Make an exact transcription of the material, leaving out all images.
--- start of DATA ---
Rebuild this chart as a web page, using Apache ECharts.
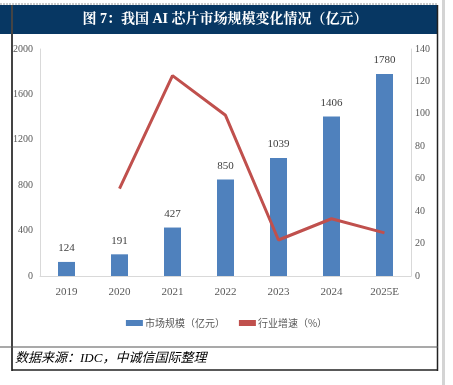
<!DOCTYPE html>
<html><head><meta charset="utf-8">
<script src="https://cdn.jsdelivr.net/npm/echarts@6/dist/echarts.min.js"></script>
<style>html,body{margin:0;padding:0;background:#fff;}#c{width:453px;height:385px;}</style>
</head><body><div id="c"></div>
<script>
const categories = ['2019','2020','2021','2022','2023','2024','2025E'];
const marketSize = [124,191,427,850,1039,1406,1780];
const growthRate = [null,53.9,123.6,99.1,22.2,35.3,26.6];
const leftTicks = [0,400,800,1200,1600,2000];
const rightTicks = [0,20,40,60,80,100,120,140];

const chart = echarts.init(document.getElementById('c'));
const serif = '"Liberation Serif","Times New Roman",serif';
chart.setOption({
  animation:false,
  grid:{left:40,right:42,top:49,bottom:109},
  xAxis:{type:'category',data:categories,
    axisLine:{lineStyle:{color:'#d9d9d9',width:1}},
    axisTick:{show:false},
    axisLabel:{color:'#595959',fontFamily:serif,fontSize:11,margin:11}},
  yAxis:[
    {type:'value',min:leftTicks[0],max:leftTicks[leftTicks.length-1],interval:400,
     splitLine:{show:false},axisLine:{show:true,lineStyle:{color:'#d9d9d9'}},axisTick:{show:false},
     axisLabel:{color:'#595959',fontFamily:serif,fontSize:10,margin:7,formatter:v=>String(v)}},
    {type:'value',min:rightTicks[0],max:rightTicks[rightTicks.length-1],interval:20,
     splitLine:{show:false},axisLine:{show:true,lineStyle:{color:'#d9d9d9'}},axisTick:{show:false},
     axisLabel:{color:'#595959',fontFamily:serif,fontSize:10,margin:4,formatter:v=>String(v)}}
  ],
  legend:{bottom:52,left:'center',itemGap:14,itemWidth:17,itemHeight:6,
    textStyle:{color:'#595959',fontSize:10,fontFamily:'"Noto Sans CJK SC",sans-serif',padding:[0,0,0,-3]},
    data:[{name:'市场规模（亿元）',icon:'rect'},{name:'行业增速（%）',icon:'rect',itemStyle:{color:'#C0504D'}}]},
  series:[
    {name:'市场规模（亿元）',type:'bar',data:marketSize,barWidth:17,
     itemStyle:{color:'#4F81BD'},
     label:{show:true,position:'top',color:'#404040',fontFamily:serif,fontSize:11,distance:8}},
    {name:'行业增速（%）',type:'line',yAxisIndex:1,data:growthRate,symbol:'none',
     lineStyle:{color:'#C0504D',width:3},itemStyle:{color:'#C0504D'}}
  ],
  graphic:[
    {type:'line',shape:{x1:0,y1:4,x2:438,y2:4},style:{stroke:'#999',lineWidth:1,lineDash:[2,1]},z:10},
    {type:'rect',shape:{x:0,y:5,width:438,height:29},style:{fill:'#073763'},z:9},
    {type:'text',x:225,y:19.5,style:{text:'图 7：我国 AI 芯片市场规模变化情况（亿元）',fill:'#fff',
      font:'bold 14px "Liberation Serif","Noto Serif CJK SC","Noto Sans CJK SC",serif',align:'center',verticalAlign:'middle'},z:11},
    {type:'line',shape:{x1:12,y1:5,x2:12,y2:371},style:{stroke:'#444',lineWidth:2},z:12},
    {type:'line',shape:{x1:437.5,y1:5,x2:437.5,y2:371},style:{stroke:'#222',lineWidth:1.5},z:12},
    {type:'line',shape:{x1:0,y1:347,x2:438,y2:347},style:{stroke:'#555',lineWidth:1.2},z:12},
    {type:'line',shape:{x1:12,y1:370,x2:438,y2:370},style:{stroke:'#222',lineWidth:1.5},z:12},
    {type:'rect',shape:{x:442,y:0,width:3,height:385},style:{fill:'#d4d4d4'},z:12},
    {type:'text',x:15,y:359,style:{text:'数据来源：IDC，中诚信国际整理',fill:'#000',
      font:'italic 13px "Liberation Serif","Noto Sans CJK SC",serif',verticalAlign:'middle'},z:11}
  ]
});
</script></body></html>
--- end of DATA ---
* ANSWER BELOW *
Rebuild this chart as a web page, using Apache ECharts.
<!DOCTYPE html>
<html><head><meta charset="utf-8">
<script src="https://cdn.jsdelivr.net/npm/echarts@6/dist/echarts.min.js"></script>
<style>html,body{margin:0;padding:0;background:#fff;}#c{width:453px;height:385px;}</style>
</head><body><div id="c"></div>
<script>
const categories = ['2019','2020','2021','2022','2023','2024','2025E'];
const marketSize = [124,191,427,850,1039,1406,1780];
const growthRate = [null,53.9,123.6,99.1,22.2,35.3,26.6];
const leftTicks = [0,400,800,1200,1600,2000];
const rightTicks = [0,20,40,60,80,100,120,140];

const chart = echarts.init(document.getElementById('c'));
const serif = '"Liberation Serif","Times New Roman",serif';
chart.setOption({
  animation:false,
  grid:{left:40,right:42,top:49,bottom:109},
  xAxis:{type:'category',data:categories,
    axisLine:{lineStyle:{color:'#d9d9d9',width:1}},
    axisTick:{show:false},
    axisLabel:{color:'#595959',fontFamily:serif,fontSize:11,margin:11}},
  yAxis:[
    {type:'value',min:leftTicks[0],max:leftTicks[leftTicks.length-1],interval:400,
     splitLine:{show:false},axisLine:{show:true,lineStyle:{color:'#d9d9d9'}},axisTick:{show:false},
     axisLabel:{color:'#595959',fontFamily:serif,fontSize:10,margin:7,formatter:v=>String(v)}},
    {type:'value',min:rightTicks[0],max:rightTicks[rightTicks.length-1],interval:20,
     splitLine:{show:false},axisLine:{show:true,lineStyle:{color:'#d9d9d9'}},axisTick:{show:false},
     axisLabel:{color:'#595959',fontFamily:serif,fontSize:10,margin:4,formatter:v=>String(v)}}
  ],
  legend:{bottom:52,left:'center',itemGap:14,itemWidth:17,itemHeight:6,
    textStyle:{color:'#595959',fontSize:10,fontFamily:'"Noto Sans CJK SC",sans-serif',padding:[0,0,0,-3]},
    data:[{name:'市场规模（亿元）',icon:'rect'},{name:'行业增速（%）',icon:'rect',itemStyle:{color:'#C0504D'}}]},
  series:[
    {name:'市场规模（亿元）',type:'bar',data:marketSize,barWidth:17,
     itemStyle:{color:'#4F81BD'},
     label:{show:true,position:'top',color:'#404040',fontFamily:serif,fontSize:11,distance:8}},
    {name:'行业增速（%）',type:'line',yAxisIndex:1,data:growthRate,symbol:'none',
     lineStyle:{color:'#C0504D',width:3},itemStyle:{color:'#C0504D'}}
  ],
  graphic:[
    {type:'line',shape:{x1:0,y1:4,x2:438,y2:4},style:{stroke:'#999',lineWidth:1,lineDash:[2,1]},z:10},
    {type:'rect',shape:{x:0,y:5,width:438,height:29},style:{fill:'#073763'},z:9},
    {type:'text',x:225,y:19.5,style:{text:'图 7：我国 AI 芯片市场规模变化情况（亿元）',fill:'#fff',
      font:'bold 14px "Liberation Serif","Noto Serif CJK SC","Noto Sans CJK SC",serif',align:'center',verticalAlign:'middle'},z:11},
    {type:'line',shape:{x1:12,y1:5,x2:12,y2:371},style:{stroke:'#444',lineWidth:2},z:12},
    {type:'line',shape:{x1:437.5,y1:5,x2:437.5,y2:371},style:{stroke:'#222',lineWidth:1.5},z:12},
    {type:'line',shape:{x1:0,y1:347,x2:438,y2:347},style:{stroke:'#555',lineWidth:1.2},z:12},
    {type:'line',shape:{x1:12,y1:370,x2:438,y2:370},style:{stroke:'#222',lineWidth:1.5},z:12},
    {type:'rect',shape:{x:442,y:0,width:3,height:385},style:{fill:'#d4d4d4'},z:12},
    {type:'text',x:15,y:359,style:{text:'数据来源：IDC，中诚信国际整理',fill:'#000',
      font:'italic 13px "Liberation Serif","Noto Sans CJK SC",serif',verticalAlign:'middle'},z:11}
  ]
});
</script></body></html>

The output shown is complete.